Si elle le désire, Mme Marois aura alors beau jeu de dire que, justement, pour servir les Québécois, elle a besoin d'un mandat majoritaire. Le prochain budget suppose d'autres coupes sombres dans les dépenses, alors que durant tout l'automne, pour grimper dans les sondages, le gouvernement a multiplié les annonces coûteuses. Le ministre Marceau a franchement admis qu'il s'était «trompé pas mal» et avait été «pas très bon» dans ses prévisions. Ceux qui décident de la cote de crédit du Québec seront peut-être du même avis au printemps, un coup dur en campagne électorale.

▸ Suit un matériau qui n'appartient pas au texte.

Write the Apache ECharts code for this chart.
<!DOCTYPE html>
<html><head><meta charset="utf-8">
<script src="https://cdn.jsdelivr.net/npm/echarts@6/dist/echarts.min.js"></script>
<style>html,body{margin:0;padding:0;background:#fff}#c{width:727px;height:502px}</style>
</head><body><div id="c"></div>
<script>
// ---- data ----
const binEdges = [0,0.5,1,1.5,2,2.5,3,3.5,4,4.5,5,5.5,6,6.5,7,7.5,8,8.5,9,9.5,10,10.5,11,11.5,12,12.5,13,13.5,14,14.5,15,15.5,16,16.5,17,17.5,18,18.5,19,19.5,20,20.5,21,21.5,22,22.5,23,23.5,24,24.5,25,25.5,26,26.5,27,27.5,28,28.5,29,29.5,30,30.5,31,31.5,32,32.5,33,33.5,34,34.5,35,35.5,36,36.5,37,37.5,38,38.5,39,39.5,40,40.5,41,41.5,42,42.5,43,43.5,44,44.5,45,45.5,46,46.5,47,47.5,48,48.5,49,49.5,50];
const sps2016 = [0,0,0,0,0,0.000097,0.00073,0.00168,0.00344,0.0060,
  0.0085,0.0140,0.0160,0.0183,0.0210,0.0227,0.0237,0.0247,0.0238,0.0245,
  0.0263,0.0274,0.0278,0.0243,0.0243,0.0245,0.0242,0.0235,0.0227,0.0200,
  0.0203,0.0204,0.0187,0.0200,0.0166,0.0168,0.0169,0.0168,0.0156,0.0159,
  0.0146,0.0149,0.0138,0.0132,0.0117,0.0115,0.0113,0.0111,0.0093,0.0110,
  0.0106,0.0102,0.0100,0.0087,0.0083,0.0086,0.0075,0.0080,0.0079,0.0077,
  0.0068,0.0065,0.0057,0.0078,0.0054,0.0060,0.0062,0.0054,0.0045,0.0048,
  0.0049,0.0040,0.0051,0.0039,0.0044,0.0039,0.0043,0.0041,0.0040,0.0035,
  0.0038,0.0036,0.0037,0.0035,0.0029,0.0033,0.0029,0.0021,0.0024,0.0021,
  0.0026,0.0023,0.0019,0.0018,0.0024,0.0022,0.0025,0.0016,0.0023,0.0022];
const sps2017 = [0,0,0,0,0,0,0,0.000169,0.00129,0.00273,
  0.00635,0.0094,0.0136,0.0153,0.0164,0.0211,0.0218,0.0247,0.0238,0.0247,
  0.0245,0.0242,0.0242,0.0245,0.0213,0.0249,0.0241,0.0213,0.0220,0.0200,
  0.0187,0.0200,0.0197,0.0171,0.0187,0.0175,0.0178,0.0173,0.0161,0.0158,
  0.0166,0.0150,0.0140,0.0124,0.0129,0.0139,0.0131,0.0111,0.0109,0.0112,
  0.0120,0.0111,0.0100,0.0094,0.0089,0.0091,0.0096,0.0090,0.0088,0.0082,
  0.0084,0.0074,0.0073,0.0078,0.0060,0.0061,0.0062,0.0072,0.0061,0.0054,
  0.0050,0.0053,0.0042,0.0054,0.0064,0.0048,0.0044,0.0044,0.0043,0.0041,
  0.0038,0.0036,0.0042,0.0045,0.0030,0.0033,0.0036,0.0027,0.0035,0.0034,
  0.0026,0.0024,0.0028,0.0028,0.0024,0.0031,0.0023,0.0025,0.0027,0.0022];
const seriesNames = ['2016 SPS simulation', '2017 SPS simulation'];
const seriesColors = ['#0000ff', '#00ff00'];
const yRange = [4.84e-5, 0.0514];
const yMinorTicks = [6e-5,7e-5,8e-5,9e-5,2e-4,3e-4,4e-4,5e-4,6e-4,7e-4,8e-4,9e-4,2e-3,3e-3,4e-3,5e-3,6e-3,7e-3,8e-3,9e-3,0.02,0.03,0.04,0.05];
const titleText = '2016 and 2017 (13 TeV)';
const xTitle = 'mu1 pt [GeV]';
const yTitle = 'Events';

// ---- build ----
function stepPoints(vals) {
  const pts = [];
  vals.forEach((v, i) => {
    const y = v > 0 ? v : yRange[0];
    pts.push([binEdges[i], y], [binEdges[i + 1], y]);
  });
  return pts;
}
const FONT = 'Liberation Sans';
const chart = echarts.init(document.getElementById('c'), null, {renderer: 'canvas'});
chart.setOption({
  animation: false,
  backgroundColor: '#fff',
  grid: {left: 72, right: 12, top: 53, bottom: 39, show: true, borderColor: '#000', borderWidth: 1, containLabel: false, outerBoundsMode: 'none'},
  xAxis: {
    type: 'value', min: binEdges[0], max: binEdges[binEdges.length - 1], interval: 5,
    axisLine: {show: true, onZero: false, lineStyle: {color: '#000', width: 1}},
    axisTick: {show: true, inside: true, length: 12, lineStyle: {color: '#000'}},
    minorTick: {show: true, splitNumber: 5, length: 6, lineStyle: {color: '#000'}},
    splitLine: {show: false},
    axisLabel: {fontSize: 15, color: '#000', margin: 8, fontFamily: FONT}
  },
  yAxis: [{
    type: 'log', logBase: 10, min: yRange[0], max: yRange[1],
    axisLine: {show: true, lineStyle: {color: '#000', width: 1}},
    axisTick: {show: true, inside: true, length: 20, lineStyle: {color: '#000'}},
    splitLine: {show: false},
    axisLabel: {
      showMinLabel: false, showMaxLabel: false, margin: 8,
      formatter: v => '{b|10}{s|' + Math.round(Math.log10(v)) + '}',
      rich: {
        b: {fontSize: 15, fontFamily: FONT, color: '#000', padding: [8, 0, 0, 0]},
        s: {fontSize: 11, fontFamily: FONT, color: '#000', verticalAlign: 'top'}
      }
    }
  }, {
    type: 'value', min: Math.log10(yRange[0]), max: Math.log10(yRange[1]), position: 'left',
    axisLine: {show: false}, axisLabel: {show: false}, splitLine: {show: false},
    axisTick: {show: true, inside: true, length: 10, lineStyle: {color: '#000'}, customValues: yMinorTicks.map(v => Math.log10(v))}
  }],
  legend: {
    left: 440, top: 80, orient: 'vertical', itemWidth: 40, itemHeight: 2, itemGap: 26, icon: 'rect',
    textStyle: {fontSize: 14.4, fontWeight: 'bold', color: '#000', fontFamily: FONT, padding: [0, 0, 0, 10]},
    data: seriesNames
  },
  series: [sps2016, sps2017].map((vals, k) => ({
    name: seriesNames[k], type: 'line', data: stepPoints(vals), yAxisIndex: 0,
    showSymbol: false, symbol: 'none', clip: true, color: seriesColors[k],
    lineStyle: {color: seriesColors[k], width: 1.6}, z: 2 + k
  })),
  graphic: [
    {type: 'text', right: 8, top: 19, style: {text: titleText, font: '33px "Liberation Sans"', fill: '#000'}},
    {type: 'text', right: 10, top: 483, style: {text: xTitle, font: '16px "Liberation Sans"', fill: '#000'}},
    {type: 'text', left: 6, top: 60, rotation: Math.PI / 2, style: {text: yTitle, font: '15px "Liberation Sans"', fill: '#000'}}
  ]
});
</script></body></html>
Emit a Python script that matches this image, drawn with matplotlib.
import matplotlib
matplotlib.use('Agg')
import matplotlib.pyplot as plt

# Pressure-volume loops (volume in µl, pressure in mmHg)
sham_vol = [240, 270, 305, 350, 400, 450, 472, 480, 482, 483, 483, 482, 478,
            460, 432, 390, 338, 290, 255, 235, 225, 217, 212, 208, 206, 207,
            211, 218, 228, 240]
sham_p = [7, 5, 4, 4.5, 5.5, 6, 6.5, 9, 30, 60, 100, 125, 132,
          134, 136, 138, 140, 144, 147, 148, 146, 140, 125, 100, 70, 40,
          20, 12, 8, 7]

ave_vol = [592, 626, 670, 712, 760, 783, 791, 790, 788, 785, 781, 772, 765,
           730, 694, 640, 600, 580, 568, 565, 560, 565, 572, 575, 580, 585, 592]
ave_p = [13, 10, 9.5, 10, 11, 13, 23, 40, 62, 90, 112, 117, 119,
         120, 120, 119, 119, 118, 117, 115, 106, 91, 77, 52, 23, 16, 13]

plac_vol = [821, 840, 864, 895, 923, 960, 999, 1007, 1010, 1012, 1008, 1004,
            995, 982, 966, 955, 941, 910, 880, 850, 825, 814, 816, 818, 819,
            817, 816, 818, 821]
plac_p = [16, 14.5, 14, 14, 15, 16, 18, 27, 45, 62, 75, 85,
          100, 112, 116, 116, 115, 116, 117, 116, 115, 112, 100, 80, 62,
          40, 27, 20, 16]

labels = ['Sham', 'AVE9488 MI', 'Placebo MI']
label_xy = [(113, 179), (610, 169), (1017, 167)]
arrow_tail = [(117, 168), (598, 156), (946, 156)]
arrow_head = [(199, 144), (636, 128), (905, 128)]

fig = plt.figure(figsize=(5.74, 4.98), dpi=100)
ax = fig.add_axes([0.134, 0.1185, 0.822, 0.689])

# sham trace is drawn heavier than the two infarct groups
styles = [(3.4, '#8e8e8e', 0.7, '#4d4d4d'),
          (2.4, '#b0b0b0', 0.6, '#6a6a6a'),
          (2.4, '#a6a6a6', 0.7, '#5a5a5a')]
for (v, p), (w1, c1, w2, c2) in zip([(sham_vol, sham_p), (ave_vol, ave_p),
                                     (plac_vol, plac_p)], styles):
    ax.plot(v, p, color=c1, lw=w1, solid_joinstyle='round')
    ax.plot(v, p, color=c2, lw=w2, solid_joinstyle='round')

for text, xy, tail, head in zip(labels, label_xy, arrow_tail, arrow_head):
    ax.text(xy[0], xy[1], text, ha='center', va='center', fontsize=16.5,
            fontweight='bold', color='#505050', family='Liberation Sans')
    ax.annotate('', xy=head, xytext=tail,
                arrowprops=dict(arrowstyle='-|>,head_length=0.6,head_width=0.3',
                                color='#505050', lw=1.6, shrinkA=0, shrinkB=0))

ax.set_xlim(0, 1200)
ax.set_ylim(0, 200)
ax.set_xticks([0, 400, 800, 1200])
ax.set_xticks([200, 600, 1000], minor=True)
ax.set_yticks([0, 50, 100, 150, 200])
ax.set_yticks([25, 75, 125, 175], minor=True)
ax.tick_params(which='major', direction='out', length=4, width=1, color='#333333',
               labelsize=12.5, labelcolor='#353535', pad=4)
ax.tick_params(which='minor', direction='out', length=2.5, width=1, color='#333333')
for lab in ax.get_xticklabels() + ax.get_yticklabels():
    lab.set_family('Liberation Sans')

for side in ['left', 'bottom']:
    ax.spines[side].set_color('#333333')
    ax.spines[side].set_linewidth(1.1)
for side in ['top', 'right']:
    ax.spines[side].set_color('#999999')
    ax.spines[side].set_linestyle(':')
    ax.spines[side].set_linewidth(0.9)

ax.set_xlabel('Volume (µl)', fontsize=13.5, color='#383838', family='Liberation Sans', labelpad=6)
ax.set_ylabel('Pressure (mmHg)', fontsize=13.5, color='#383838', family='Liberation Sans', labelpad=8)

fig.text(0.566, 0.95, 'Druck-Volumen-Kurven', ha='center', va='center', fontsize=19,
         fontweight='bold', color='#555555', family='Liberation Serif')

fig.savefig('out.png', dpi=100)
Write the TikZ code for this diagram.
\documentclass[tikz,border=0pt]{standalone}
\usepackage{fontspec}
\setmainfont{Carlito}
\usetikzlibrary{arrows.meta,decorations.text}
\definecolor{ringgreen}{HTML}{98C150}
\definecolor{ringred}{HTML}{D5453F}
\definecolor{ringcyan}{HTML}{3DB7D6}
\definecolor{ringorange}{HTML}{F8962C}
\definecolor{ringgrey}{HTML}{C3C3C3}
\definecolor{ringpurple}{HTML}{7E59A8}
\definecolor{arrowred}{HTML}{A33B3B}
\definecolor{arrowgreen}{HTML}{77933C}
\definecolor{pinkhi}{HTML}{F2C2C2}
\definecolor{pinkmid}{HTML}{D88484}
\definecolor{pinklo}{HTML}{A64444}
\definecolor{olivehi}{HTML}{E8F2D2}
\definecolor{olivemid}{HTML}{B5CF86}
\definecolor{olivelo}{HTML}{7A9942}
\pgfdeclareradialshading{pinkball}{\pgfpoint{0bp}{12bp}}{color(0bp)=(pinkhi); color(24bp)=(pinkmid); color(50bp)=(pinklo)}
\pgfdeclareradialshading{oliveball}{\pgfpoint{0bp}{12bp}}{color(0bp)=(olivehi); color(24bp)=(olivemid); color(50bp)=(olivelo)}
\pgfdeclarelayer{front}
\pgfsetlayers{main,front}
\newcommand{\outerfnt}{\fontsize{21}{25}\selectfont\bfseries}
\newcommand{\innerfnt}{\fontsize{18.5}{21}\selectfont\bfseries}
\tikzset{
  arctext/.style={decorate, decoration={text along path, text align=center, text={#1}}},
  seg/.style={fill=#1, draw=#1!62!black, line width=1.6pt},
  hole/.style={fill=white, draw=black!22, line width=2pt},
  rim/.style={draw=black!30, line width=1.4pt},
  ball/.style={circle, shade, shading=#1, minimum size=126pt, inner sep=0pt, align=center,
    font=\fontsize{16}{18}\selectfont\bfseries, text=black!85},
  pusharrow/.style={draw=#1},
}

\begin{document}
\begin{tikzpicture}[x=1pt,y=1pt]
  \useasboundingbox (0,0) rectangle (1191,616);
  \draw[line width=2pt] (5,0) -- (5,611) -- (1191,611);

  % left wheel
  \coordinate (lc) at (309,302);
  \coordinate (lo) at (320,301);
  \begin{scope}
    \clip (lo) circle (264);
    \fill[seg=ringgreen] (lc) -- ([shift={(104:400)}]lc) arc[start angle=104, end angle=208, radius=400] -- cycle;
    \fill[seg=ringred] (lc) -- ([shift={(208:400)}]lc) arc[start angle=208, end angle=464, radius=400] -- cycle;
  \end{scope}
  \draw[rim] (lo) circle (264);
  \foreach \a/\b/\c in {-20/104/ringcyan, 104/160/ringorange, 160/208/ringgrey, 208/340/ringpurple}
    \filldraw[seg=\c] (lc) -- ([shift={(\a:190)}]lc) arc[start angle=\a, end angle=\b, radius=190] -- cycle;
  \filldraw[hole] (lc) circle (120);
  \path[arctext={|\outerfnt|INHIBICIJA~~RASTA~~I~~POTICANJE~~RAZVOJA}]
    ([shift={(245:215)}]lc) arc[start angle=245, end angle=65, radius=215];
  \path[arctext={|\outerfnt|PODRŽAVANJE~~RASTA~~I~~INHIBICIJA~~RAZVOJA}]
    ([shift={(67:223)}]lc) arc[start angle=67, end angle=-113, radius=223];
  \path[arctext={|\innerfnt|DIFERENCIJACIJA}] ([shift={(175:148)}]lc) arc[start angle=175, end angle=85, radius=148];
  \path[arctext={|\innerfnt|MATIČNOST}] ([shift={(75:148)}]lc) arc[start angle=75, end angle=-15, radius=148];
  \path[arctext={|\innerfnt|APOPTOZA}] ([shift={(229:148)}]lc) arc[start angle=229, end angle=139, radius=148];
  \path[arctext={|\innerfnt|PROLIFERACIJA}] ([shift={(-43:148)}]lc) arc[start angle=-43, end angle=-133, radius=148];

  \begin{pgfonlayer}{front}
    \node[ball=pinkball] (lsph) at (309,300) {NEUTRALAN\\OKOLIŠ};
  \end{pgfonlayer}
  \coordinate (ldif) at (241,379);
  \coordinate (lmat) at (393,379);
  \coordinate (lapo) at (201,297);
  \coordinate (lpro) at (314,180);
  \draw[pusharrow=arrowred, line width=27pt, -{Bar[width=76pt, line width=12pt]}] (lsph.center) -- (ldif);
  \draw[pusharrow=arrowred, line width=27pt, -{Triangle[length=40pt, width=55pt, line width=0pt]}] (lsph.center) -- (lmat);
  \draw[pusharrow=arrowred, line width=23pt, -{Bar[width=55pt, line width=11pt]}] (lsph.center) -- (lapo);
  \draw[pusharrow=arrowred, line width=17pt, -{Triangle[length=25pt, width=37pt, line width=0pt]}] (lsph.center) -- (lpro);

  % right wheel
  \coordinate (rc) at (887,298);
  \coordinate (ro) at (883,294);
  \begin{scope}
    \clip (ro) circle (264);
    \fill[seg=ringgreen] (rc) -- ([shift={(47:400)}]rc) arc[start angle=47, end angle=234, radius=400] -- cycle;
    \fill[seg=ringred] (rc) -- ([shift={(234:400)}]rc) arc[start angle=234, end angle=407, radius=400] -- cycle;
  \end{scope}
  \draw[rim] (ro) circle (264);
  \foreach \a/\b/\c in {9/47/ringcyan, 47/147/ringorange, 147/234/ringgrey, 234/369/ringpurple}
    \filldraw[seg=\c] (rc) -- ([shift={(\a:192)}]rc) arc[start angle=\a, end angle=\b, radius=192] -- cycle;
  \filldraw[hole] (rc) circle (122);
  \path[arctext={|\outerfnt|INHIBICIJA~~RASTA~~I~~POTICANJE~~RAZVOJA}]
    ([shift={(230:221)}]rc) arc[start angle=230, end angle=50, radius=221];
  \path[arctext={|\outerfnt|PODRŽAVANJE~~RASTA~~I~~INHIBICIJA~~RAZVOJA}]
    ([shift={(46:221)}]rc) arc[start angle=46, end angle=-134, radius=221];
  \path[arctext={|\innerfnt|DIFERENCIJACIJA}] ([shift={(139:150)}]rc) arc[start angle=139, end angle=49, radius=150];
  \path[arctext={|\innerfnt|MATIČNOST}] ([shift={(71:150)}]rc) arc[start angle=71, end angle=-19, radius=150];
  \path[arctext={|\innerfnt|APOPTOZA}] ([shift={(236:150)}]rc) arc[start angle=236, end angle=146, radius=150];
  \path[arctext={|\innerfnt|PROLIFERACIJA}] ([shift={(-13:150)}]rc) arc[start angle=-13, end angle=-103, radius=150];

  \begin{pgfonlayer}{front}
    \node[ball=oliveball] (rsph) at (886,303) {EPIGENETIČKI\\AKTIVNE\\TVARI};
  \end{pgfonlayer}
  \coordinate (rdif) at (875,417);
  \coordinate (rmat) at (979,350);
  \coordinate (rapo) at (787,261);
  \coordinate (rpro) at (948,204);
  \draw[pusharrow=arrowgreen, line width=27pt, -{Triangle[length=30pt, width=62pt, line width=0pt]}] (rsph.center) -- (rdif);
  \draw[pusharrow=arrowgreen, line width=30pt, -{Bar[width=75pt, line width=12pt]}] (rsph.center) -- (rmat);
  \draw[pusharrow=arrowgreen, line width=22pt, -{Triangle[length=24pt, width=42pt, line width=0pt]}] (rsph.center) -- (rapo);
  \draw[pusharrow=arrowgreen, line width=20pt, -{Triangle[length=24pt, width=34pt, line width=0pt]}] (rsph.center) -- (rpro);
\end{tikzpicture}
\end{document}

Changements chez les libéraux

Côté libéral, des changements importants sont à prévoir. Vendredi, Philippe Couillard a passé le plus clair de son bilan de fin de session à se faire poser des questions sur ses «erreurs» de parcours: volte-face sur l'équilibre budgétaire, ouverture subite aux propositions du rapport Bouchard-Taylor sur le port de signes religieux. Les péquistes ont fait des gorges chaudes des «Philippe-flops». «Des enfantillages», réplique-t-il, expliquant qu'il préférait s'adresser «à l'intelligence et au jugement» des électeurs. Son intelligence ne fait pas de doute, son habileté politique si. À Ottawa, les Stéphane Dion et Michael Ignatieff se sont cassé les dents, ici, le PLQ a eu Claude Ryan. Les militants libéraux risquent de s'ennuyer rapidement des répliques cinglantes et parfois démagogiques d'un Jean Charest. La fronde de Fatima Houda-Pepin a altéré son image - des députés attendent désormais que le PLQ jette du lest et se rapproche de Bouchard Taylor sur le port des signes religieux.

Philippe Couillard a une carte à jouer: il est rassurant, sans surprise. Un peu comme Robert Bourassa. C'est d'ailleurs un vétéran de la période Bourassa que Philippe Couillard a choisi comme chef de cabinet. Jean-Marc Fournier, le chef parlementaire intérimaire, deviendra whip. Mais Couillard ne peut se permettre de déloger Pierre Moreau, qui a étonné tout le monde en terminant deuxième lors de la course au leadership. Avec les faux pas du chef, son manque de vindicte prévisible dans les débats, les révélations embarrassantes de la commission Charbonneau, les stratèges libéraux sont plus inquiets que leurs vis-à-vis péquistes. C'est parfois salutaire.